The U.S. military is sending so many spy blimps to Afghanistan that “industry cannot keep up with the increased demand” for helium and the containers that hold the gas.
That’s according to documents from the Defense Logistics Agency, the Pentagon office responsible for keeping vital supplies flowing to the warzone.
With their ability to stay in the air for days at a time — and hold more spy gear than any drone — aerostats and airships are quickly becoming surveillance tools of choice in the Afghan War. The military carried out three aerostat surges between last fall and this summer; several dozen are deployed in Afghanistan now. But really, that’s just a scene-setter. Early next year, the U.S. military is planning to send not one, but two “freakishly large” airships to the skies above Afghanistan.
If the giant blimps can get the helium and helium containers they need to fly, that is.
When one of those airships, the Long Endurance Multi-Intelligence Vehicle, needed its gas, it ran into a problem. LEMV-builder Northrop Grumman “could not obtain the helium and/or the large number of bulk containers needed for its initial fill and as such, required emergency support,” according to a Defense Logistics Agency contracting document.
To meet LEMV’s “huge gaseous helium requirements” in time, DLA Energy couldn’t competitively bid out the 800,000 standard cubic feet of helium needed to fill up the “longer than a football field, taller than a seven-story building” airship.
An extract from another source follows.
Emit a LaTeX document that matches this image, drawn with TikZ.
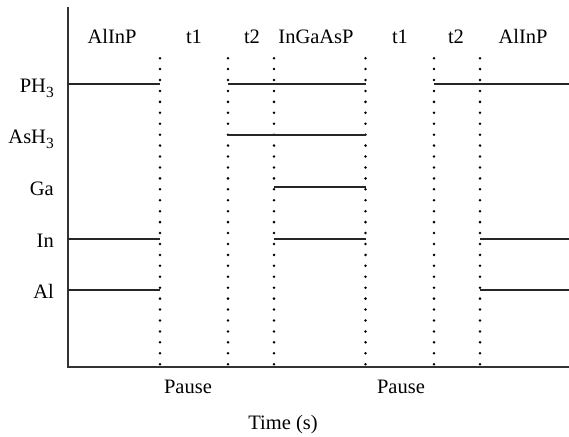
\documentclass[tikz,border=0pt]{standalone}
\usepackage{fontspec}
\setmainfont{Liberation Serif}
\newcommand{\subthree}{\raisebox{-5pt}{\fontsize{15.5}{16}\selectfont 3}}
\begin{document}
\begin{tikzpicture}[x=1pt,y=-1pt,
  lbl/.style={font=\fontsize{20.5}{21}\selectfont, inner sep=0pt},
  rowlbl/.style={lbl, anchor=base east},
  toplbl/.style={lbl, anchor=base},
  sig/.style={line width=1.1pt, black!85},
  axis/.style={line width=1.4pt, black!80},
  dotline/.style={line width=2.8pt, line cap=round, dash pattern=on 0pt off 10.93pt}]
\useasboundingbox (0,0) rectangle (569,436);
% axes
\coordinate (top) at (68,7);
\coordinate (origin) at (68,367);
\coordinate (xend) at (569,367);
\draw[axis] (top) -- (origin) -- (xend);
% dotted separators
\foreach \x/\n in {160/d1,228/d2,274/d3,365.5/d4,434/d5,480/d6}{
  \coordinate (\n b) at (\x,364.2);
  \coordinate (\n t) at (\x,58);
  \draw[dotline] (\n b) -- (\n t);
}
% row labels
\node[rowlbl] (lph) at (54,92) {PH\subthree};
\node[rowlbl] (las) at (54,143) {AsH\subthree};
\node[rowlbl] (lga) at (54,195) {Ga};
\node[rowlbl] (lin) at (54,247) {In};
\node[rowlbl] (lal) at (54,298) {Al};
% top labels
\node[toplbl] (s1) at (112,43.5) {AlInP};
\node[toplbl] (s2) at (194,43.5) {t1};
\node[toplbl] (s3) at (252,43.5) {t2};
\node[toplbl] (s4) at (316,43.5) {InGaAsP};
\node[toplbl] (s5) at (400,43.5) {t1};
\node[toplbl] (s6) at (456,43.5) {t2};
\node[toplbl] (s7) at (523,43.5) {AlInP};
% bottom labels
\node[toplbl] (p1) at (188,393.5) {Pause};
\node[toplbl] (p2) at (401,393.5) {Pause};
\node[toplbl] (tx) at (283,429) {Time (s)};
% signals
\draw[sig] (68,84) -- (160,84);
\draw[sig] (228,84) -- (365.5,84);
\draw[sig] (434,84) -- (569,84);
\draw[sig] (228,135) -- (365.5,135);
\draw[sig] (274,187) -- (365.5,187);
\draw[sig] (68,239) -- (160,239);
\draw[sig] (274,239) -- (365.5,239);
\draw[sig] (480,239) -- (569,239);
\draw[sig] (68,290) -- (160,290);
\draw[sig] (480,290) -- (569,290);
\end{tikzpicture}
\end{document}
DLA ran into similar bottlenecks trying to fill up the smaller, tethered aerostats used in Afghanistan to watch and listen for enemy action.
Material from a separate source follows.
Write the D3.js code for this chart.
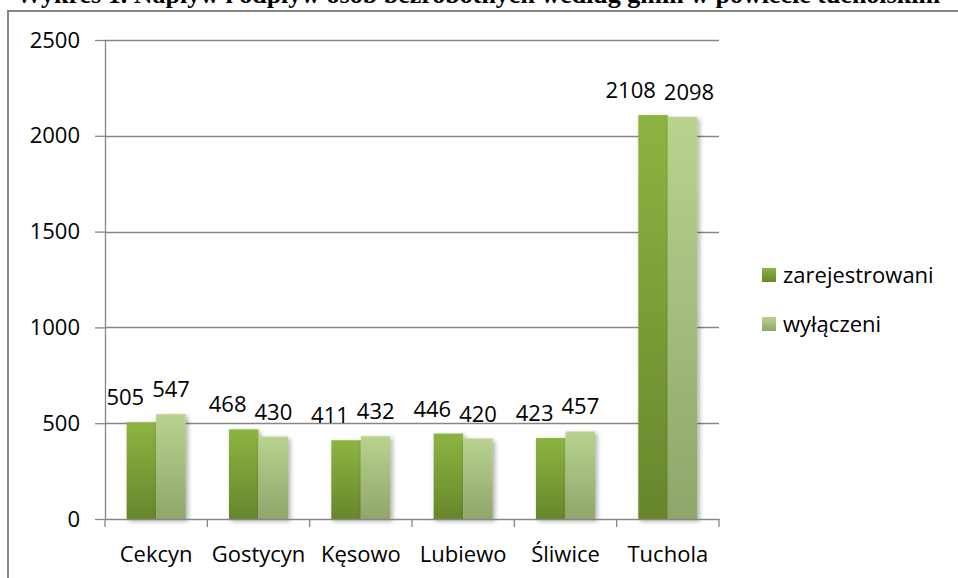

In justifications for “other than full and open competition,” DLA said that it wasn’t able to competitively bid out container lease contracts in the rush to keep the aerostats aloft. “Manufacturing new bulk helium ISO containers is a very lengthy process.”
“Industry cannot keep up with the increased demand for containers needed by the Army’s second and third Aerostat deployment surges,” the agency admitted in July.
In fact, sources familiar with the process tell Danger Room, when DLA originally issued a call for helium supplies to meet the airship and aerostat programs’ needs, nobody responded. The order was just too big. That forced the government to break up its helium order into smaller chunks.
Things aren’t dire — for now. Helium gas suppliers and producers were quick to tell Danger Room that government orders make up just a tiny fraction of the total demand for their helium, and that any increased demand from the military wasn’t hampering their ability to provide helium. A Northrop Grumman spokesperson claimed that helium shortages have not affected its LEMV program. DLA did not immediately respond to Danger Room’s questions.
But the cost of securing and processing helium has grown “substantially,” especially in the last five to 10 years, said Eric Bass, strategic product manager for helium at Linde North America. In at least the past four years, Linde has seen U.S. government demand for helium from its customers grow roughly about one to two percent each year. The largest helium sources in the world are rapidly reaching capacity.
Getting mega-blimps to landlocked Afghanistan is no cakewalk. Once filled, these spy blimps can’t be deflated at the risk of messing up their flight control surfaces. This means that helium either needs to be flown to a base where the blimps have to be filled up, or they have to be inflated in the U.S. and then shipped over to Afghanistan in a giant container.
And the military continues to march toward a future of spy blimps. A recent presolicitation calling for “unrestricted procurement for delivery” of high-purity helium said that contracts would be performed through 2017.
DLA Energy just increased its helium orders from one firm, Dubai-based Global Gases, by 50 percent — from two million cubic feet to three million. Phil Kornbluth, an executive vice president with Global Gases supplier Matheson Gas, says it’s a substantial increase.
“That’s heck of a lot of party balloons,” he tells Danger Room.